— WHAT IS ASKED —
Transcribe all of the material exactly.

* Begin MATERIAL PROVIDED *

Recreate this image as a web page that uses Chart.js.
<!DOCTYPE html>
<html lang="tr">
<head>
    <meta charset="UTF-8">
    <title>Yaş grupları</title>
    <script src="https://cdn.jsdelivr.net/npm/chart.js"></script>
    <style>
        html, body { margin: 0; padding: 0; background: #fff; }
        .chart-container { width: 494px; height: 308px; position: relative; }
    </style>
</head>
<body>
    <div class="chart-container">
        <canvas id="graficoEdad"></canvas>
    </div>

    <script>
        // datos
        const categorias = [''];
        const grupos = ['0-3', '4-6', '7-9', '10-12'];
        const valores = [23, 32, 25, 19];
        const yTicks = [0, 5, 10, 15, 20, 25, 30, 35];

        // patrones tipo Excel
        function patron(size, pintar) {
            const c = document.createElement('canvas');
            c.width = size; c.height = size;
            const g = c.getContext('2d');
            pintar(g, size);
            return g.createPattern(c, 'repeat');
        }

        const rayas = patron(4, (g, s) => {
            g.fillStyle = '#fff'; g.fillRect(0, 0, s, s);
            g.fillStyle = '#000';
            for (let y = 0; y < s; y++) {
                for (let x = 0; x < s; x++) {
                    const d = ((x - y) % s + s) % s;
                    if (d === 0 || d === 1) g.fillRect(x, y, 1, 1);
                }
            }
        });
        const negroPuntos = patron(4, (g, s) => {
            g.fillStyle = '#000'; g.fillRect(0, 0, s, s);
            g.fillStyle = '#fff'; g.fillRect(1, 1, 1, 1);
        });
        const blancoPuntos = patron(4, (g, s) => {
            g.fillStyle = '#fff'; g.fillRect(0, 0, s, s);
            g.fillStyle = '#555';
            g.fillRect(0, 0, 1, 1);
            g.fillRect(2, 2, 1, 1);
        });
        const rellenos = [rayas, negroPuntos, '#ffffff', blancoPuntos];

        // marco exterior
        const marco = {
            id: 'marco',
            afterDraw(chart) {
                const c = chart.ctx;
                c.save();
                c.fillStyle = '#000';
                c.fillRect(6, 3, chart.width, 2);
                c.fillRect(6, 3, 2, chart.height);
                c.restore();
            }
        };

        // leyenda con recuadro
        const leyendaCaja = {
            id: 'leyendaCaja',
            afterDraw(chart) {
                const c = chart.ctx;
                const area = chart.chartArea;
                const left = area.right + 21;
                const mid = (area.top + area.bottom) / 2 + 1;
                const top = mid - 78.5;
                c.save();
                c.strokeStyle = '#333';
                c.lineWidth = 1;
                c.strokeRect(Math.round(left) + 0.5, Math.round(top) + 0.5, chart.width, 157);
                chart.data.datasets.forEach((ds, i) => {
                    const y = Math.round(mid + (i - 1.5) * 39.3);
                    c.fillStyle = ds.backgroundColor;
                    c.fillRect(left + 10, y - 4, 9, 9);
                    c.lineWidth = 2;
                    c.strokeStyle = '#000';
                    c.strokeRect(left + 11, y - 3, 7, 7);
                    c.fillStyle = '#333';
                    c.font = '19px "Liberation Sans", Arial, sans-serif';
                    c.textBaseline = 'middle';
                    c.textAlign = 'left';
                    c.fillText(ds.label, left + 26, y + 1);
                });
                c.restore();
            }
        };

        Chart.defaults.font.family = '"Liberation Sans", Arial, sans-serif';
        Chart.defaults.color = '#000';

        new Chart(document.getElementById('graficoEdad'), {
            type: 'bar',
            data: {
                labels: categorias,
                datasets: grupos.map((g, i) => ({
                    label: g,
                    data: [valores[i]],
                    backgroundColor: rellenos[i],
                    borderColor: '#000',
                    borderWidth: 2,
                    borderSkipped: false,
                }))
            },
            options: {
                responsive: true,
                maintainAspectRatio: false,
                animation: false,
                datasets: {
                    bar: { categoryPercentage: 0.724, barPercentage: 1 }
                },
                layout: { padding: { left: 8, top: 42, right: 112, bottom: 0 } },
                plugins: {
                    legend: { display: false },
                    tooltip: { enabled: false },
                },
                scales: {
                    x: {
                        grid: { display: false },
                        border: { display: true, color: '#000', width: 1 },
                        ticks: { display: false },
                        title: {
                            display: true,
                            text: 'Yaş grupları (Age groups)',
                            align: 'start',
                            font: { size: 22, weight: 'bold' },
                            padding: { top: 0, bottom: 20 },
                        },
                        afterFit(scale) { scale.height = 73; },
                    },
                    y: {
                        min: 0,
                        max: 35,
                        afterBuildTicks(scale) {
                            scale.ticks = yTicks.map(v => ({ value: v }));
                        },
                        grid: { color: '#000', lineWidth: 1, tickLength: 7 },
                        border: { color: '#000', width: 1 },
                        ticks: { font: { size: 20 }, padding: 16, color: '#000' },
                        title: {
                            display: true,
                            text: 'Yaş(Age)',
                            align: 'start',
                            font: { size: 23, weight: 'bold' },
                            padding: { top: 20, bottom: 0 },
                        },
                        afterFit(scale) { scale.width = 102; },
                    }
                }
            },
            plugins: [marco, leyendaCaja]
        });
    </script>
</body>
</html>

* End MATERIAL PROVIDED *

— RESPONSE TO THIS EXERCISE —
Recreate this image as a web page that uses Chart.js.
<!DOCTYPE html>
<html lang="tr">
<head>
    <meta charset="UTF-8">
    <title>Yaş grupları</title>
    <script src="https://cdn.jsdelivr.net/npm/chart.js"></script>
    <style>
        html, body { margin: 0; padding: 0; background: #fff; }
        .chart-container { width: 494px; height: 308px; position: relative; }
    </style>
</head>
<body>
    <div class="chart-container">
        <canvas id="graficoEdad"></canvas>
    </div>

    <script>
        // datos
        const categorias = [''];
        const grupos = ['0-3', '4-6', '7-9', '10-12'];
        const valores = [23, 32, 25, 19];
        const yTicks = [0, 5, 10, 15, 20, 25, 30, 35];

        // patrones tipo Excel
        function patron(size, pintar) {
            const c = document.createElement('canvas');
            c.width = size; c.height = size;
            const g = c.getContext('2d');
            pintar(g, size);
            return g.createPattern(c, 'repeat');
        }

        const rayas = patron(4, (g, s) => {
            g.fillStyle = '#fff'; g.fillRect(0, 0, s, s);
            g.fillStyle = '#000';
            for (let y = 0; y < s; y++) {
                for (let x = 0; x < s; x++) {
                    const d = ((x - y) % s + s) % s;
                    if (d === 0 || d === 1) g.fillRect(x, y, 1, 1);
                }
            }
        });
        const negroPuntos = patron(4, (g, s) => {
            g.fillStyle = '#000'; g.fillRect(0, 0, s, s);
            g.fillStyle = '#fff'; g.fillRect(1, 1, 1, 1);
        });
        const blancoPuntos = patron(4, (g, s) => {
            g.fillStyle = '#fff'; g.fillRect(0, 0, s, s);
            g.fillStyle = '#555';
            g.fillRect(0, 0, 1, 1);
            g.fillRect(2, 2, 1, 1);
        });
        const rellenos = [rayas, negroPuntos, '#ffffff', blancoPuntos];

        // marco exterior
        const marco = {
            id: 'marco',
            afterDraw(chart) {
                const c = chart.ctx;
                c.save();
                c.fillStyle = '#000';
                c.fillRect(6, 3, chart.width, 2);
                c.fillRect(6, 3, 2, chart.height);
                c.restore();
            }
        };

        // leyenda con recuadro
        const leyendaCaja = {
            id: 'leyendaCaja',
            afterDraw(chart) {
                const c = chart.ctx;
                const area = chart.chartArea;
                const left = area.right + 21;
                const mid = (area.top + area.bottom) / 2 + 1;
                const top = mid - 78.5;
                c.save();
                c.strokeStyle = '#333';
                c.lineWidth = 1;
                c.strokeRect(Math.round(left) + 0.5, Math.round(top) + 0.5, chart.width, 157);
                chart.data.datasets.forEach((ds, i) => {
                    const y = Math.round(mid + (i - 1.5) * 39.3);
                    c.fillStyle = ds.backgroundColor;
                    c.fillRect(left + 10, y - 4, 9, 9);
                    c.lineWidth = 2;
                    c.strokeStyle = '#000';
                    c.strokeRect(left + 11, y - 3, 7, 7);
                    c.fillStyle = '#333';
                    c.font = '19px "Liberation Sans", Arial, sans-serif';
                    c.textBaseline = 'middle';
                    c.textAlign = 'left';
                    c.fillText(ds.label, left + 26, y + 1);
                });
                c.restore();
            }
        };

        Chart.defaults.font.family = '"Liberation Sans", Arial, sans-serif';
        Chart.defaults.color = '#000';

        new Chart(document.getElementById('graficoEdad'), {
            type: 'bar',
            data: {
                labels: categorias,
                datasets: grupos.map((g, i) => ({
                    label: g,
                    data: [valores[i]],
                    backgroundColor: rellenos[i],
                    borderColor: '#000',
                    borderWidth: 2,
                    borderSkipped: false,
                }))
            },
            options: {
                responsive: true,
                maintainAspectRatio: false,
                animation: false,
                datasets: {
                    bar: { categoryPercentage: 0.724, barPercentage: 1 }
                },
                layout: { padding: { left: 8, top: 42, right: 112, bottom: 0 } },
                plugins: {
                    legend: { display: false },
                    tooltip: { enabled: false },
                },
                scales: {
                    x: {
                        grid: { display: false },
                        border: { display: true, color: '#000', width: 1 },
                        ticks: { display: false },
                        title: {
                            display: true,
                            text: 'Yaş grupları (Age groups)',
                            align: 'start',
                            font: { size: 22, weight: 'bold' },
                            padding: { top: 0, bottom: 20 },
                        },
                        afterFit(scale) { scale.height = 73; },
                    },
                    y: {
                        min: 0,
                        max: 35,
                        afterBuildTicks(scale) {
                            scale.ticks = yTicks.map(v => ({ value: v }));
                        },
                        grid: { color: '#000', lineWidth: 1, tickLength: 7 },
                        border: { color: '#000', width: 1 },
                        ticks: { font: { size: 20 }, padding: 16, color: '#000' },
                        title: {
                            display: true,
                            text: 'Yaş(Age)',
                            align: 'start',
                            font: { size: 23, weight: 'bold' },
                            padding: { top: 20, bottom: 0 },
                        },
                        afterFit(scale) { scale.width = 102; },
                    }
                }
            },
            plugins: [marco, leyendaCaja]
        });
    </script>
</body>
</html>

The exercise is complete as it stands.